Explanation of Solution

Write the equation to find the final velocity of seed.

$v_{fy}=\sqrt{v_{yi}{}^2+2a_y\Delta t}$ (IV)

Here, $v_{fy}$ is the final velocity, $v_{iy}$ is the initial velocity, $a_y$ is the acceleration, $\Delta t$ is the time

Write the equation to find the difference in final and initial velocities.

$v_{yf}-v_{iy}=a_y\Delta t$ (V)

Here, $v_{fy}$ is the final velocity, $v_{iy}$ is the initial velocity, $a_y$ is the acceleration, $\Delta t$ is the time

Rewrite equation (II) to get $\Delta t$

$\Delta t=\frac{v_{yf}-v_i\sin {\theta }_i}{-g}$ (VI)

Write the equation to find the horizontal displacement.

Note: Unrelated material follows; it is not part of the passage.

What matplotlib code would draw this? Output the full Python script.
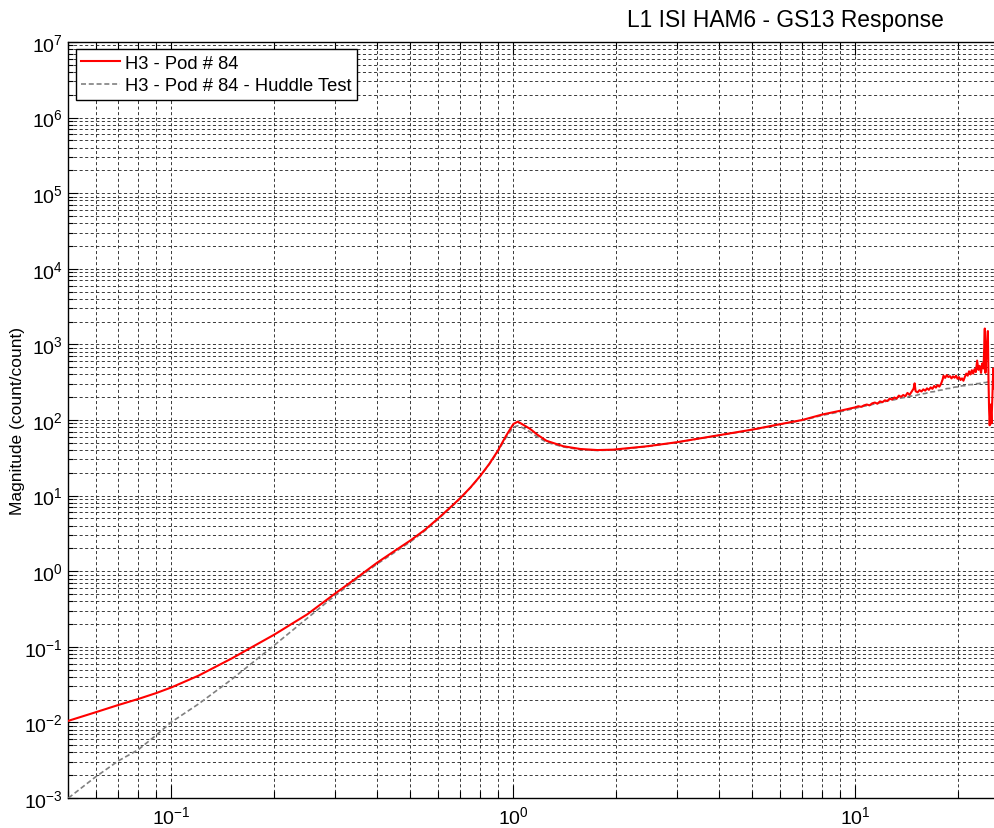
import matplotlib
matplotlib.use("Agg")
import matplotlib.pyplot as plt
from matplotlib.ticker import LogLocator, LogFormatterSciNotation, NullFormatter

plt.rcParams['font.family'] = ['Liberation Sans', 'DejaVu Sans']
plt.rcParams['mathtext.fontset'] = 'custom'
plt.rcParams['mathtext.rm'] = 'Liberation Sans'
plt.rcParams['mathtext.it'] = 'Liberation Sans:italic'
plt.rcParams['mathtext.default'] = 'regular'
plt.rcParams['lines.scale_dashes'] = False
plt.rcParams['axes.unicode_minus'] = False

# --- GS13 response, H3 pod #84 (Hz, count/count) ---
pod_freq = [0.05, 0.06, 0.07, 0.08, 0.09, 0.10, 0.12, 0.15, 0.20, 0.25, 0.30, 0.35,
            0.40, 0.45, 0.50, 0.55, 0.60, 0.65, 0.70, 0.75, 0.80, 0.85, 0.90, 0.95,
            1.00, 1.03, 1.07, 1.12, 1.18, 1.25, 1.40, 1.57, 1.76, 1.96, 2.46, 3.0,
            4.0, 5.0, 6.0, 7.0, 8.0, 9.0,
            10.0, 10.2, 10.4, 10.6, 10.8, 11.0, 11.2, 11.4, 11.6, 11.8, 12.0, 12.2,
            12.4, 12.6, 12.8, 13.0, 13.2, 13.4, 13.6, 13.8, 14.0, 14.2, 14.4, 14.6,
            14.8, 14.9, 15.0, 15.2, 15.4, 15.6, 15.8, 16.0, 16.2, 16.4, 16.6, 16.8,
            17.0, 17.2, 17.4, 17.6, 17.8, 18.0, 18.1, 18.3, 18.5, 18.7, 18.9, 19.1,
            19.3, 19.5, 19.7, 19.9, 20.1, 20.3, 20.5, 20.7, 20.9, 21.1, 21.3, 21.5,
            21.7, 21.9, 22.1, 22.3, 22.5, 22.7, 22.9, 23.1, 23.3, 23.5, 23.7, 23.9,
            24.0, 24.2, 24.4, 24.5, 24.6, 24.7, 24.85, 25.0, 25.15, 25.3, 25.45, 25.6]
pod_mag = [0.0105, 0.0136, 0.017, 0.0204, 0.0243, 0.029, 0.0415, 0.070, 0.145, 0.27, 0.50, 0.83,
           1.30, 1.86, 2.55, 3.5, 4.9, 6.8, 9.3, 12.9, 18.2, 26.2, 39.0, 60.8,
           88.6, 95.0, 86.0, 76.0, 63.0, 53.0, 44.9, 41.3, 40.0, 40.5, 44.9, 50.7,
           63.0, 74.6, 87.7, 100.0, 118.0, 132.0,
           147, 152, 149, 156, 160, 156, 166, 170, 164, 176, 172, 182,
           178, 192, 186, 198, 192, 210, 202, 214, 206, 228, 215, 236,
           260, 305, 240, 232, 248, 238, 254, 244, 262, 250, 270, 258,
           282, 268, 290, 276, 300, 345, 385, 360, 392, 370, 380, 355,
           378, 362, 385, 350, 368, 338, 355, 330, 372, 410, 385, 440,
           400, 455, 410, 470, 430, 610, 460, 520, 420, 560, 480, 1620,
           420, 900, 1500, 350, 140, 85, 160, 90, 200, 480, 260, 330]

# --- Huddle test of the same pod ---
huddle_freq = [0.05, 0.06, 0.07, 0.08, 0.09, 0.10, 0.12, 0.15, 0.20, 0.25, 0.30, 0.35,
               0.40, 0.45, 0.50, 0.55, 0.60, 0.65, 0.70, 0.75, 0.80, 0.85, 0.90, 0.95,
               1.00, 1.03, 1.07, 1.12, 1.18, 1.25, 1.40, 1.57, 1.76, 1.96, 2.46, 3.0,
               4.0, 5.0, 6.0, 7.0, 8.0, 9.0,
               10.0, 10.5, 11.0, 11.5, 12.0, 12.5, 13.0, 13.5, 14.0, 14.5, 15.0, 15.5,
               16.0, 16.5, 17.0, 17.5, 18.0, 18.5, 19.0, 19.5, 20.0, 20.5, 21.0, 21.5,
               22.0, 22.5, 23.0, 23.5, 24.0, 24.5, 25.0, 25.6]
huddle_mag = [0.001, 0.0019, 0.0031, 0.00435, 0.0067, 0.0101, 0.0175, 0.037, 0.105, 0.24, 0.47, 0.80,
              1.25, 1.78, 2.45, 3.4, 4.8, 6.7, 9.2, 12.8, 18.0, 26.0, 38.0, 58.0,
              80.0, 84.0, 78.0, 69.0, 59.0, 50.7, 44.0, 40.5, 39.5, 40.0, 44.5, 50.5,
              62.5, 74.0, 87.0, 99.0, 115.0, 128.0,
              143, 151, 157, 165, 171, 181, 185, 194, 199, 207, 210, 220,
              224, 234, 237, 246, 250, 260, 262, 272, 274, 283, 284, 293,
              294, 302, 303, 312, 312, 320, 319, 327]

x_limits = (0.05, 25.6)
y_limits = (1e-3, 1e7)

fig = plt.figure(figsize=(9.95, 8.29), dpi=100)
ax = fig.add_axes([0.0688, 0.0362, 0.9312, 0.9120])

ax.plot(huddle_freq, huddle_mag, color='#808080', lw=1.2,
        dashes=(3.6, 2.0), label='H3 - Pod # 84 - Huddle Test', zorder=3)
ax.plot(pod_freq, pod_mag, color='#ff0000', lw=1.5,
        label='H3 - Pod # 84', zorder=4)

ax.set_xscale('log')
ax.set_yscale('log')
ax.set_xlim(*x_limits)
ax.set_ylim(*y_limits)

ax.xaxis.set_major_locator(LogLocator(base=10, numticks=20))
ax.xaxis.set_minor_locator(LogLocator(base=10, subs=range(2, 10), numticks=50))
ax.yaxis.set_major_locator(LogLocator(base=10, numticks=20))
ax.yaxis.set_minor_locator(LogLocator(base=10, subs=range(2, 10), numticks=200))
ax.xaxis.set_major_formatter(LogFormatterSciNotation())
ax.yaxis.set_major_formatter(LogFormatterSciNotation())
ax.xaxis.set_minor_formatter(NullFormatter())
ax.yaxis.set_minor_formatter(NullFormatter())

ax.grid(True, which='both', color='0.1', lw=0.6, dashes=(2.2, 1.8))
ax.set_axisbelow(True)

ax.tick_params(axis='both', which='both', direction='in', top=True, right=False,
               color='black', width=0.8)
ax.tick_params(axis='x', which='major', length=9.5, pad=5, labelsize=14)
ax.tick_params(axis='x', which='minor', length=5)
ax.tick_params(axis='y', which='major', length=7, pad=4, labelsize=14)
ax.tick_params(axis='y', which='minor', length=3.5)

for side in ('left', 'bottom', 'top'):
    ax.spines[side].set_linewidth(1.0)
ax.spines['right'].set_visible(False)

ax.set_ylabel('Magnitude (count/count)', fontsize=12.5)
ax.yaxis.set_label_coords(-0.047, 0.5)

handles, labels = ax.get_legend_handles_labels()
leg = ax.legend(handles[::-1], labels[::-1], loc='upper left', fontsize=13.2,
                frameon=True, fancybox=False, edgecolor='black', framealpha=1.0,
                borderpad=0.3, labelspacing=0.3, handlelength=2.1,
                handletextpad=0.3, borderaxespad=0.4)
leg.get_frame().set_linewidth(1.0)

fig.text(0.789, 0.968, 'L1 ISI HAM6 - GS13 Response', ha='center', va='baseline',
         fontsize=16.4)

fig.savefig('out.png', dpi=100)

$\Delta x=v_x\Delta t$ (III)

Here, $\Delta x$ is the horizontal displacement, $v_x$ is the velocity, $\Delta t$ is the change in time

Conclusion:

Substitute $1.2\text{m}/\text{s}$ for $v_{iy}$ , $17°$ for $\theta$ , $-9.8\text{m}/{\text{s}}^{\text{2}}$ for $g$ , $-1.1\text{m}$ for $\Delta y$ in equation (I) to get $v_{fy}$

$\begin{array}{c}{v}_{fy}=\sqrt{{\left(1.2\text{m}/\text{s}\right)}^2{\sin }^2\left(17°\right)+2\left(-9.8\text{m}/{\text{s}}^{\text{2}}\right)\left(-1.1\text{m}\right)}\\ =-4.68\text{m}/\text{s}\end{array}$

Substitute $-4.68\text{m}/\text{s}$ for $v_{fy}$ , $1.2\text{m}/\text{s}$ for $v_i$ , $17°$ for $\theta$, $-9.8\text{m}/{\text{s}}^{\text{2}}$ for $g$ in equation (III) to get $v_{fy}$

$\begin{array}{c}\Delta t=\frac{-4.68\text{m}/\text{s-}\left(1.2\text{m}/\text{s}\right)\sin 17°}{-9.8\text{m}/{\text{s}}^{\text{2}}}\\ =0.439\text{s}\end{array}$

Substitute $1.2\text{m}/\text{s}$ for $v_x$ and $0.513\text{s}$ in equation (IV) to get $\Delta x$

$\begin{array}{c}\Delta x=\left(1.2\text{m}/\text{s}\right)\cos 17°\left(0.513\text{s}\right)\\ =0.59\text{m}\end{array}$

Therefore, The horizontal distance from seed pod does the seed hit the ground is $0.59\text{m}$.

(c)

To determine

Whether the air resistance is negligible if the horizontal distance measured is $0.44\text{m}$ ?

Answer to Problem 64P

The air resistance is not negligible.

Explanation of Solution

The measured distance of $0.44\text{m}$ is less than the $0.59\text{m}$. That is the range or horizontal distance travelled by seed pod is reduced. Hence there is a resistive force present. Therefore, air resistance is not negligible.